Neurophysiology Unit

Having recognised the importance of Neurophysiology, Dr. Jagath Wijesekara took the initiative to establish the Neurophysiology unit in 1999, with the support of Dr. Ranjanie Gamage. Dr. Sudath Gunasekara was appointed as the first Consultant Neurophysiologist and pioneered Neurophysiological studies in the country.


As the fourth Neurologist of Sri Lanka, Dr. Ranjanie Gamage identified the dearth and the desperate necessity of a comprehensive program of patient care for the most prevalent and common chronic Neurological disorder - Epilepsy.A dynamic team was banded together to form the Epilepsy Task Force, comprising several specialists, involved in managing Epilepsy patients.

The objectives of the task force,

1 Establishment of a tertiary care clinic at the NHSL.

2 Facilitation of knowledge transfer & disease awareness via public workshops, seminars & training programmes on a transnational basis.

3 Instigation & origination of Epilepsy Surgery.

4 Establishment of a Modern & Equipped comprehensive National Epilepsy Patient care centre at the NHSL.

The only Epilepsy Tertiary Care Program to this date in Sri Lanka was inaugurated and dedicated to the public in the year 2002 by then Minister of Health, John Seneviratne. The Neurological & the Psychosocial team established at the Institute of Neurology at the NHSL, prolifically combines to provide comprehensive patient assessment and care under one roof. The unit has been undisputedly acknowledged and looked upon as the model unit of peer hospital emulation.

Epilepsy surgery

The establishment of an Epilepsy Surgery Care Programme was another demanding priority. Prof. Ranjanie Gamage was instrumental in coordinating and sourcing assistance from world renowned Neurologists & Neurological centres to establish this programme.

An invaluable and exceptional contribution was made by Prof. Kurupath Radhakrishnan who readily expressed the willingness to provide the training needed by the team for the establishment of this programme.

Ensuring several training sessions both in India as well as Sri Lanka, the first five patients with Epilepsy underwent surgery at NHSL in 2003.

The inaugural Epilepsy surgery was performed by Consultant Neurosurgeon Dr. Sunil Perera. Up to now we have carried out over 200 Epilepsy surgeries with a success rate comparable with best centres in the world.

The Task Force was instrumental in the declaration of a National Epilepsy Day and conducting numerous Epilepsy Awareness Programmes island-wide, including an Epilepsy walk. The team was also actively involved in formulating the National Guidelines for the management of Epilepsy.

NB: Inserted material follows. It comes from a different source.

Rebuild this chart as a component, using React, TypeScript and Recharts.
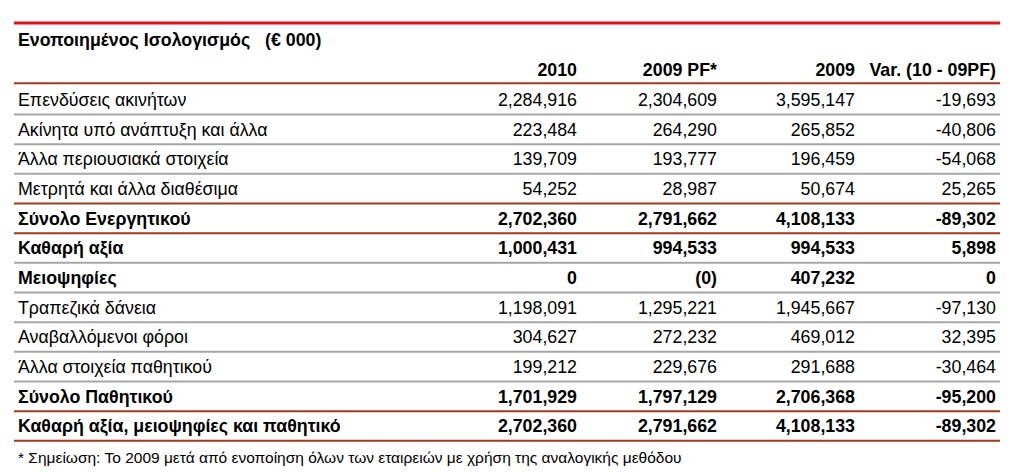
import { ComposedChart, Scatter, XAxis, YAxis, ReferenceLine } from 'recharts'

const title = 'Ενοποιημένος Ισολογισμός   (€ 000)'
const footnote = '* Σημείωση: Το 2009 μετά από ενοποίηση όλων των εταιρειών με χρήση της αναλογικής μεθόδου'

const columnHeaders = ['2010', '2009 PF*', '2009', 'Var. (10 - 09PF)']

const rowLabels = [
  'Επενδύσεις ακινήτων',
  'Ακίνητα υπό ανάπτυξη και άλλα',
  'Άλλα περιουσιακά στοιχεία',
  'Μετρητά και άλλα διαθέσιμα',
  'Σύνολο Ενεργητικού',
  'Καθαρή αξία',
  'Μειοψηφίες',
  'Τραπεζικά δάνεια',
  'Αναβαλλόμενοι φόροι',
  'Άλλα στοιχεία παθητικού',
  'Σύνολο Παθητικού',
  'Καθαρή αξία, μειοψηφίες και παθητικό',
]

const values2010 = [2284916, 223484, 139709, 54252, 2702360, 1000431, 0, 1198091, 304627, 199212, 1701929, 2702360]
// -0 is a small negative that rounds to zero, shown as (0)
const values2009PF = [2304609, 264290, 193777, 28987, 2791662, 994533, -0, 1295221, 272232, 229676, 1797129, 2791662]
const values2009 = [3595147, 265852, 196459, 50674, 4108133, 994533, 407232, 1945667, 469012, 291688, 2706368, 4108133]
const valuesVar = [-19693, -40806, -54068, 25265, -89302, 5898, 0, -97130, 32395, -30464, -95200, -89302]

const boldRows = [4, 5, 6, 10, 11]
// line under each row: 'r' = red rule, 'g' = grey rule
const rulesBelow = ['g', 'g', 'g', 'r', 'r', 'g', 'g', 'g', 'g', 'g', 'r', 'r']

const W = 1024
const H = 472
const FONT = '"Liberation Sans", Arial, sans-serif'
const LEFT = 14
const RIGHT = 1000
const colRight = [577, 717, 855, 996]
const RED = '#e0141c'
const BROWN = '#a23a1c'
const GREY = '#a6a6a6'

const fmt = (v: number) => {
  if (Object.is(v, -0)) return '(0)'
  return v.toLocaleString('en-US')
}

const seriesValues = [values2010, values2009PF, values2009, valuesVar]

const labelData = rowLabels.map((t, i) => ({ x: LEFT + 4, y: i + 1, text: t, bold: boldRows.includes(i) }))
const headerData = columnHeaders.map((t, c) => ({ x: colRight[c], y: 0, text: t, bold: true }))
const valueData = seriesValues.map((arr, c) =>
  arr.map((v, i) => ({ x: colRight[c], y: i + 1, text: fmt(v), bold: boldRows.includes(i) }))
)

const textShape = (anchor: 'start' | 'end', size = 17.8) => (props: any) => {
  const { cx, cy, payload } = props
  return (
    <text
      x={cx}
      y={cy}
      dy="0.36em"
      textAnchor={anchor}
      fontFamily={FONT}
      fontSize={size}
      fontWeight={payload.bold ? 'bold' : 'normal'}
      fill="#000"
      style={{ whiteSpace: 'pre' }}
    >
      {payload.text}
    </text>
  )
}

export default function App() {
  return (
    <div style={{ position: 'absolute', left: 0, top: 0, width: W, height: H, background: '#fff' }}>
      <ComposedChart width={W} height={H} margin={{ top: 0, right: 0, bottom: 0, left: 0 }}>
        <XAxis type="number" dataKey="x" domain={[0, W]} hide />
        <YAxis type="number" dataKey="y" domain={[-2.36, 13.55]} reversed hide />
        <ReferenceLine segment={[{ x: LEFT, y: -1.585 }, { x: RIGHT, y: -1.585 }]} stroke={RED} strokeWidth={3} />
        <ReferenceLine segment={[{ x: LEFT, y: 0.45 }, { x: RIGHT, y: 0.45 }]} stroke={BROWN} strokeWidth={2} />
        {rulesBelow.map((r, i) => (
          <ReferenceLine
            key={i}
            segment={[{ x: LEFT, y: i + 1.5 }, { x: RIGHT, y: i + 1.5 }]}
            stroke={r === 'r' ? BROWN : GREY}
            strokeWidth={2}
          />
        ))}
        <Scatter
          data={[{ x: LEFT + 4, y: -1.02, text: title, bold: true }]}
          shape={textShape('start')}
          isAnimationActive={false}
        />
        <Scatter
          data={[{ x: LEFT + 4, y: 13.07, text: footnote, bold: false }]}
          shape={textShape('start', 15.5)}
          isAnimationActive={false}
        />
        <Scatter data={headerData} shape={textShape('end')} isAnimationActive={false} />
        <Scatter data={labelData} shape={textShape('start')} isAnimationActive={false} />
        {valueData.map((d, c) => (
          <Scatter key={c} data={d} shape={textShape('end')} isAnimationActive={false} />
        ))}
      </ComposedChart>
    </div>
  )
}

Prof. Ranjanie Gamage, also succeeded in securing US$ 20 million from international donors towards the construction of a fully equipped state of the art Epilepsy Centre, which will be housing the only PET and SPECT facilities in the government centre. It is scheduled to be commissioned early next year and will provide inward facilities for Epilepsy patients and investigation procedures for other Neurological patients as well.

Once the epilepsy care programme was 'up and running', a Movement Disorder clinic was established.

A surgical program was conducted with public and private sector (Asiri Surgical Hospital) partnership. To date we have carried out 7 Deep Brain Stimulation surgeries on Parkinson's patients.

After Dr. Jagath Wijesekara's retirement in 2004 August, Dr. Padma Gunaratna assumed duties at Gnanasekaram ward. Since then the stroke programme was spearheaded by Dr. Padma Gunaratna who actively instituted measures to increase public awareness regarding strokes, established a stroke rehabilitation programme, carried out numerous conferences on stroke with international collaboration and initiated administration of thrombolytic therapy for acute strokes which is currently practised by both Neurology units at NHSL.

Today, the Institute of Neurology is a prime tertiary care institute serving as a final referral centre with a clinic turnover of around five thousand patients per month and an inward turnover of around 300 patients per month and looks forward to improving its services in future.